→ **EXERCISE TASK**: Retype word for word the first line of the listing and each line after it up to the line with "plt.rcParams['axes.unicode_minus'] = False", with the pictures taken out.
-- BEGIN INPUT DATA --
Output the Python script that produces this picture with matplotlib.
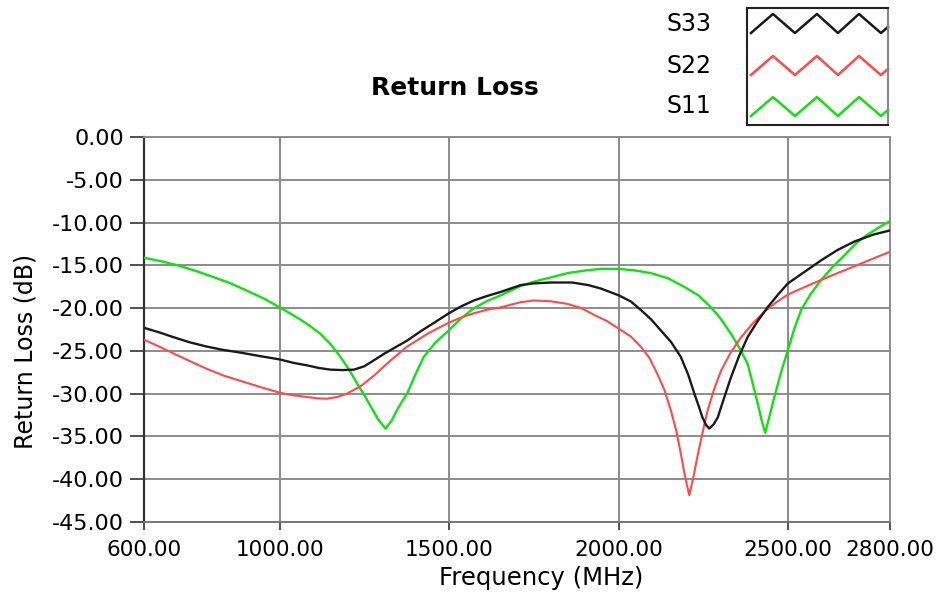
import numpy as np
import matplotlib
matplotlib.use("Agg")
import matplotlib.pyplot as plt

plt.rcParams['font.family'] = ['DejaVu Sans']
plt.rcParams['axes.unicode_minus'] = False

# ---- data ----
s11_f = [600, 650, 700, 750, 800, 850, 900, 950, 1000, 1030, 1060, 1090, 1120, 1150, 1179, 1205,
         1228, 1250, 1270, 1290, 1312, 1330, 1345, 1360, 1376, 1400, 1425, 1460, 1499, 1535,
         1573, 1610, 1652, 1711, 1750, 1800, 1849, 1900, 1947, 2000, 2050, 2095, 2145, 2193,
         2235, 2272, 2300, 2331, 2355, 2380, 2395, 2410, 2422, 2432, 2445, 2459, 2478, 2499,
         2518, 2538, 2565, 2597, 2630, 2666, 2700, 2730, 2765, 2800]
s11_db = [-14.1, -14.5, -15.0, -15.6, -16.3, -17.0, -17.9, -18.8, -19.9, -20.6, -21.3, -22.1,
          -23.0, -24.2, -25.7, -27.2, -28.8, -30.2, -31.6, -33.0, -34.1, -33.2, -32.0, -31.0,
          -30.0, -27.8, -25.7, -24.0, -22.6, -21.2, -20.0, -19.2, -18.5, -17.4, -16.9, -16.4,
          -15.9, -15.6, -15.4, -15.4, -15.6, -15.9, -16.5, -17.5, -18.5, -19.9, -21.2, -23.0,
          -24.6, -26.5, -28.8, -31.2, -33.2, -34.6, -32.6, -30.4, -27.6, -24.9, -22.4, -20.2,
          -18.4, -16.7, -15.2, -13.8, -12.4, -11.5, -10.6, -9.8]

s22_f = [600, 645, 687, 735, 785, 835, 884, 940, 1000, 1040, 1081, 1110, 1140, 1170, 1199, 1240,
         1278, 1325, 1376, 1440, 1499, 1535, 1573, 1610, 1652, 1711, 1750, 1800, 1849, 1890,
         1928, 1965, 2000, 2035, 2065, 2090, 2114, 2135, 2154, 2170, 2183, 2196, 2208, 2220,
         2232, 2247, 2262, 2282, 2302, 2330, 2361, 2395, 2430, 2465, 2499, 2550, 2597, 2645,
         2695, 2750, 2800]
s22_db = [-23.7, -24.5, -25.3, -26.2, -27.1, -27.9, -28.5, -29.2, -29.9, -30.2, -30.4, -30.55,
          -30.6, -30.4, -30.0, -29.1, -27.9, -26.2, -24.5, -22.9, -21.7, -21.1, -20.6, -20.2,
          -19.9, -19.3, -19.1, -19.2, -19.5, -20.0, -20.8, -21.5, -22.4, -23.3, -24.5, -25.8,
          -27.7, -29.6, -32.0, -34.4, -37.0, -39.8, -41.9, -39.8, -37.4, -34.6, -32.0, -29.4,
          -27.3, -25.2, -23.4, -21.8, -20.4, -19.3, -18.4, -17.5, -16.7, -15.9, -15.1, -14.2,
          -13.4]

s33_f = [600, 650, 687, 735, 785, 835, 884, 940, 1000, 1040, 1081, 1115, 1150, 1185, 1219, 1250,
         1278, 1310, 1345, 1376, 1420, 1460, 1499, 1535, 1573, 1610, 1652, 1711, 1750, 1800,
         1863, 1910, 1947, 2000, 2035, 2065, 2095, 2124, 2155, 2183, 2205, 2223, 2237, 2247,
         2258, 2267, 2280, 2292, 2310, 2331, 2355, 2380, 2410, 2439, 2470, 2499, 2550, 2597,
         2645, 2695, 2750, 2800]
s33_db = [-22.3, -22.9, -23.4, -24.0, -24.5, -24.9, -25.2, -25.6, -26.0, -26.4, -26.7, -27.0,
          -27.2, -27.25, -27.2, -26.8, -26.1, -25.3, -24.5, -23.8, -22.6, -21.6, -20.6, -19.8,
          -19.1, -18.6, -18.1, -17.3, -17.1, -17.0, -17.0, -17.3, -17.7, -18.5, -19.2, -20.2,
          -21.3, -22.6, -24.0, -25.7, -27.8, -30.0, -31.6, -32.8, -33.7, -34.1, -33.6, -32.8,
          -30.6, -28.1, -25.6, -23.4, -21.5, -19.9, -18.4, -17.1, -15.7, -14.4, -13.2, -12.2,
          -11.4, -10.9]

x_ticks = [600, 1000, 1500, 2000, 2500, 2800]
y_ticks = [0, -5, -10, -15, -20, -25, -30, -35, -40, -45]
series_names = ["S33", "S22", "S11"]
series_colors = ["#1a1a1a", "#ff4a4a", "#12e012"]

# ---- figure ----
W, H = 937, 595
fig = plt.figure(figsize=(W / 100, H / 100), dpi=100)
fig.patch.set_facecolor("white")

ax = fig.add_axes([144 / W, 1 - 521.7 / H, (890 - 144) / W, (521.7 - 137.3) / H])
ax.set_xlim(600, 2800)
ax.set_ylim(-45, 0)

grid_col = "#8c8c8c"
ax.set_xticks(x_ticks)
ax.set_yticks(y_ticks)
ax.set_xticklabels(["%.2f" % v for v in x_ticks], fontsize=15.5)
ax.set_yticklabels(["%.2f" % v for v in y_ticks], fontsize=16)
ax.grid(True, color=grid_col, linewidth=1.4)
ax.set_axisbelow(True)
ax.tick_params(axis='y', direction='out', length=10, width=1.2, color="#333333", pad=4.5)
ax.tick_params(axis='x', direction='out', length=6, width=1.2, color="#333333", pad=7)

for side in ["top", "right"]:
    ax.spines[side].set_color(grid_col)
    ax.spines[side].set_linewidth(1.4)
ax.spines["left"].set_color("#333333")
ax.spines["left"].set_linewidth(1.6)
ax.spines["bottom"].set_color("#777777")
ax.spines["bottom"].set_linewidth(1.4)

ax.plot(s11_f, s11_db, color=series_colors[2], lw=1.7, zorder=3)
ax.plot(s22_f, s22_db, color=series_colors[1], lw=1.5, zorder=4)
ax.plot(s33_f, s33_db, color=series_colors[0], lw=1.7, zorder=5)

fig.text(541 / W, 1 - 578 / H, "Frequency (MHz)", fontsize=17.5, ha="center", va="center")
fig.text(26 / W, 1 - 351 / H, "Return Loss (dB)", fontsize=17, rotation=90,
         ha="center", va="center")

fig.text(455 / W, 1 - 88 / H, "Return Loss", fontsize=18, fontweight="bold",
         ha="center", va="center")

# ---- legend box with zigzag keys ----
lax = fig.add_axes([747 / W, 1 - 125 / H, 141 / W, 117 / H])
lax.set_xlim(0, 1)
lax.set_ylim(0, 1)
lax.set_xticks([])
lax.set_yticks([])
for sp in lax.spines.values():
    sp.set_color("#222222")
    sp.set_linewidth(1.5)
lax.spines["right"].set_color("#888888")

zig_x = [0.028, 0.184, 0.34, 0.496, 0.645, 0.794, 0.95, 1.0]
zig_phase = [0, 1, 0, 1, 0, 1, 0, 0.32]
rows = [(0.786, 0.949), (0.427, 0.59), (0.077, 0.239)]
label_y = [24, 66, 106]
for (lo, hi), col, name, ly in zip(rows, series_colors, series_names, label_y):
    zy = [lo + p * (hi - lo) for p in zig_phase]
    lax.plot(zig_x, zy, color=col, lw=1.8, clip_on=False)
    fig.text(667 / W, 1 - ly / H, name, fontsize=17, ha="left", va="center")

fig.savefig("out.png", dpi=100, facecolor="white")
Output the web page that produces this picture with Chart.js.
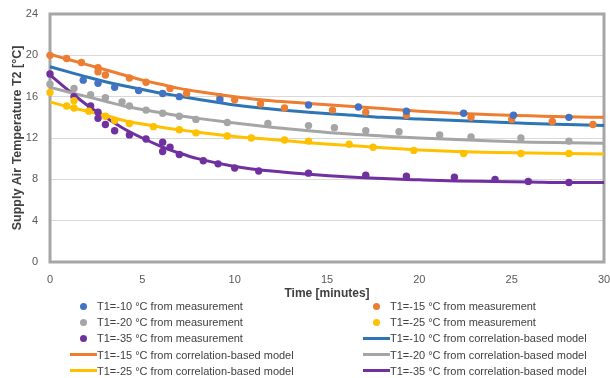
<!DOCTYPE html>
<html><head><meta charset="utf-8">
<script src="https://cdn.jsdelivr.net/npm/chart.js@4"></script>
<style>
html,body{margin:0;padding:0;background:#fff;}
#wrap{position:relative;width:610px;height:378px;overflow:hidden;}
#legend{position:absolute;left:0;top:0;width:610px;height:378px;font-family:"Liberation Sans",Arial,sans-serif;font-size:11px;color:#404040;pointer-events:none;}
.item{position:absolute;height:16px;display:flex;align-items:center;white-space:nowrap;}
.mk{width:27px;height:16px;position:relative;flex:none;}
.mk .dot{position:absolute;left:50%;top:50%;width:7px;height:7px;margin:-3.5px 0 0 -3.5px;border-radius:50%;}
.mk .ln{position:absolute;left:0;right:0;top:50%;height:3px;margin-top:-1.5px;}
</style></head>
<body><div id="wrap"><canvas id="c" width="610" height="378"></canvas><div id="legend"></div></div>
<script>
// ---- Measurements ----
const meas10X = [1.8, 2.6, 3.5, 4.8, 6.1, 7.0, 9.2, 14.0, 16.7, 19.3, 22.4, 25.1, 28.1];
const meas10Y = [17.6, 17.3, 16.9, 16.6, 16.3, 16.0, 15.7, 15.2, 15.0, 14.6, 14.4, 14.2, 14.0];

const meas15X = [0, 0.9, 1.7, 2.6, 2.6, 3.0, 4.3, 5.2, 6.5, 7.4, 9.2, 10.0, 11.4, 12.7, 15.3, 17.1, 19.3, 22.8, 25.0, 27.2, 29.4];
const meas15Y = [20.0, 19.7, 19.3, 18.8, 18.4, 18.1, 17.8, 17.4, 16.8, 16.3, 16.0, 15.7, 15.3, 14.9, 14.7, 14.5, 14.2, 14.0, 13.8, 13.6, 13.3];

const meas20X = [0, 1.3, 2.2, 3.0, 3.9, 4.3, 5.2, 6.1, 7.0, 7.9, 9.6, 11.8, 14.0, 15.4, 17.1, 18.9, 21.1, 22.8, 25.5, 28.1];
const meas20Y = [17.2, 16.8, 16.2, 15.9, 15.5, 15.1, 14.7, 14.4, 14.1, 13.8, 13.5, 13.4, 13.2, 13.0, 12.7, 12.6, 12.3, 12.1, 12.0, 11.7];

const meas25X = [0, 0.9, 1.3, 1.3, 2.1, 3.0, 3.5, 4.3, 5.6, 7.0, 7.9, 9.6, 10.9, 12.7, 14.0, 16.2, 17.5, 19.7, 22.4, 25.5, 28.1];
const meas25Y = [16.4, 15.1, 15.6, 14.9, 14.6, 14.1, 13.7, 13.4, 13.1, 12.8, 12.5, 12.2, 12.0, 11.8, 11.7, 11.4, 11.1, 10.8, 10.5, 10.5, 10.5];

const meas35X = [0, 1.3, 2.2, 2.6, 2.6, 3.0, 3.5, 4.3, 5.2, 6.1, 6.1, 6.5, 7.0, 8.3, 9.1, 10.0, 11.3, 14.0, 17.1, 19.3, 21.9, 24.1, 25.9, 28.1];
const meas35Y = [18.2, 16.0, 15.1, 14.5, 13.9, 13.3, 12.7, 12.3, 11.9, 11.6, 10.7, 11.1, 10.4, 9.8, 9.5, 9.1, 8.8, 8.6, 8.4, 8.3, 8.2, 8.0, 7.8, 7.7];

// ---- Correlation-based model ----
const modelTime = [0, 1, 2, 3, 4, 5, 6, 7, 8, 10, 12, 14, 16, 18, 20, 22, 24, 26, 28, 30];
const model10 = [18.9, 18.4, 17.9, 17.45, 17.05, 16.7, 16.35, 16.05, 15.75, 15.2, 14.8, 14.5, 14.25, 14.0, 13.85, 13.7, 13.55, 13.4, 13.3, 13.2];
const model15 = [20.1, 19.6, 19.1, 18.6, 18.1, 17.6, 17.2, 16.8, 16.5, 16.0, 15.6, 15.35, 15.1, 14.85, 14.6, 14.4, 14.25, 14.15, 14.05, 14.0];
const model20 = [16.9, 16.45, 16.0, 15.55, 15.1, 14.75, 14.45, 14.15, 13.9, 13.45, 13.05, 12.7, 12.4, 12.2, 12.0, 11.85, 11.7, 11.6, 11.55, 11.5];
const model25 = [15.5, 15.0, 14.6, 14.2, 13.7, 13.35, 13.05, 12.8, 12.55, 12.15, 11.85, 11.55, 11.3, 11.05, 10.85, 10.7, 10.6, 10.55, 10.5, 10.45];
const model35 = [18.1, 16.6, 15.2, 14.0, 12.9, 12.0, 11.2, 10.55, 10.0, 9.25, 8.8, 8.5, 8.25, 8.07, 7.95, 7.85, 7.8, 7.75, 7.7, 7.7];

const xTicks = [0, 5, 10, 15, 20, 25, 30];
const yTicks = [0, 4, 8, 12, 16, 20, 24];

const labels = {
  m10: 'T1=-10 °C from measurement', m15: 'T1=-15 °C from measurement',
  m20: 'T1=-20 °C from measurement', m25: 'T1=-25 °C from measurement',
  m35: 'T1=-35 °C from measurement',
  l10: 'T1=-10 °C from correlation-based model', l15: 'T1=-15 °C from correlation-based model',
  l20: 'T1=-20 °C from correlation-based model', l25: 'T1=-25 °C from correlation-based model',
  l35: 'T1=-35 °C from correlation-based model'
};

const pts = (xs, ys) => xs.map((x, i) => ({x: x, y: ys[i]}));

function measDs(label, xs, ys, color) {
  return {label, data: pts(xs, ys), showLine: false, pointRadius: 3.7, pointHoverRadius: 3.7,
    pointBackgroundColor: color, pointBorderColor: color, pointBorderWidth: 0, backgroundColor: color, borderColor: color, clip: false};
}
function modelDs(label, ys, color) {
  return {label, data: pts(modelTime, ys), showLine: true, pointRadius: 0, borderWidth: 3,
    borderColor: color, backgroundColor: color, tension: 0.4, cubicInterpolationMode: 'monotone', fill: false, clip: false};
}

const datasets = [
  measDs(labels.m10, meas10X, meas10Y, '#4472C4'),
  measDs(labels.m15, meas15X, meas15Y, '#ED7D31'),
  measDs(labels.m20, meas20X, meas20Y, '#A5A5A5'),
  measDs(labels.m25, meas25X, meas25Y, '#FFC000'),
  measDs(labels.m35, meas35X, meas35Y, '#7030A0'),
  modelDs(labels.l10, model10, '#2E75B6'),
  modelDs(labels.l15, model15, '#ED7D31'),
  modelDs(labels.l20, model20, '#A5A5A5'),
  modelDs(labels.l25, model25, '#FFC000'),
  modelDs(labels.l35, model35, '#7030A0')
];

const framePlugin = {
  id: 'frame',
  beforeDatasetsDraw(chart) {
    const {ctx, chartArea: a} = chart;
    ctx.save();
    ctx.strokeStyle = '#A6A6A6';
    ctx.lineWidth = 3;
    ctx.strokeRect(a.left, a.top, a.right - a.left, a.bottom - a.top);
    ctx.restore();
  }
};

Chart.defaults.font.family = '"Liberation Sans", Arial, sans-serif';
Chart.defaults.color = '#595959';

const zeroPad = s => { s.paddingLeft = 0; s.paddingRight = 0; s.paddingTop = 0; s.paddingBottom = 0; };

const chart = new Chart(document.getElementById('c'), {
  type: 'scatter',
  data: {datasets},
  plugins: [framePlugin],
  options: {
    responsive: false,
    animation: false,
    devicePixelRatio: 1,
    layout: {padding: {top: 14, right: 6, left: 0, bottom: 0}},
    plugins: {legend: {display: false}, tooltip: {enabled: false}},
    scales: {
      x: {
        type: 'linear', min: 0, max: 30,
        afterBuildTicks: s => { s.ticks = xTicks.map(v => ({value: v})); },
        afterFit: s => { s.height = 116; zeroPad(s); },
        grid: {display: false, drawTicks: false},
        border: {display: false},
        ticks: {padding: 11, font: {size: 11}, color: '#595959'},
        title: {display: true, text: 'Time [minutes]', color: '#404040',
          font: {size: 12, weight: 'bold'}, padding: {top: 0, bottom: 77}}
      },
      y: {
        type: 'linear', min: 0, max: 24,
        afterBuildTicks: s => { s.ticks = yTicks.map(v => ({value: v})); },
        afterFit: s => { s.width = 50; zeroPad(s); },
        grid: {color: '#D9D9D9', lineWidth: 1, drawTicks: false},
        border: {display: false},
        ticks: {padding: 12, font: {size: 11}, color: '#595959'},
        title: {display: true, text: 'Supply Air Temperature T2 [°C]', color: '#404040',
          font: {size: 12.5, weight: 'bold'}, padding: {top: 10, bottom: 0}}
      }
    }
  }
});

// HTML legend built from the chart's datasets, two columns, row-major
const legend = document.getElementById('legend');
const colX = [70, 363];
const rowY0 = 306, rowH = 16.2;
chart.data.datasets.forEach((ds, i) => {
  const col = i % 2, row = Math.floor(i / 2);
  const item = document.createElement('div');
  item.className = 'item';
  item.style.left = colX[col] + 'px';
  item.style.top = (rowY0 + row * rowH - 8) + 'px';
  const mk = document.createElement('div');
  mk.className = 'mk';
  const sym = document.createElement('div');
  if (ds.showLine) { sym.className = 'ln'; sym.style.background = ds.borderColor; }
  else { sym.className = 'dot'; sym.style.background = ds.pointBackgroundColor; }
  mk.appendChild(sym);
  const tx = document.createElement('span');
  tx.textContent = ds.label;
  item.appendChild(mk); item.appendChild(tx);
  legend.appendChild(item);
});
</script>
</body></html>
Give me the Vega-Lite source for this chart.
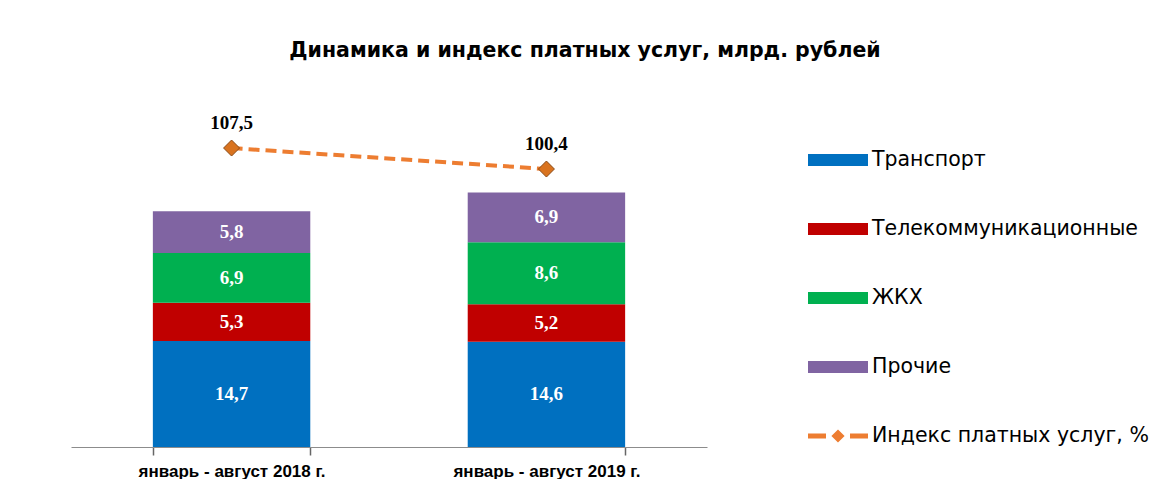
-- END INPUT DATA --
→ **RESULT**:
Output the Python script that produces this picture with matplotlib.
import numpy as np
import matplotlib
matplotlib.use("Agg")
import matplotlib.pyplot as plt

plt.rcParams['font.family'] = ['DejaVu Sans']
plt.rcParams['axes.unicode_minus'] = False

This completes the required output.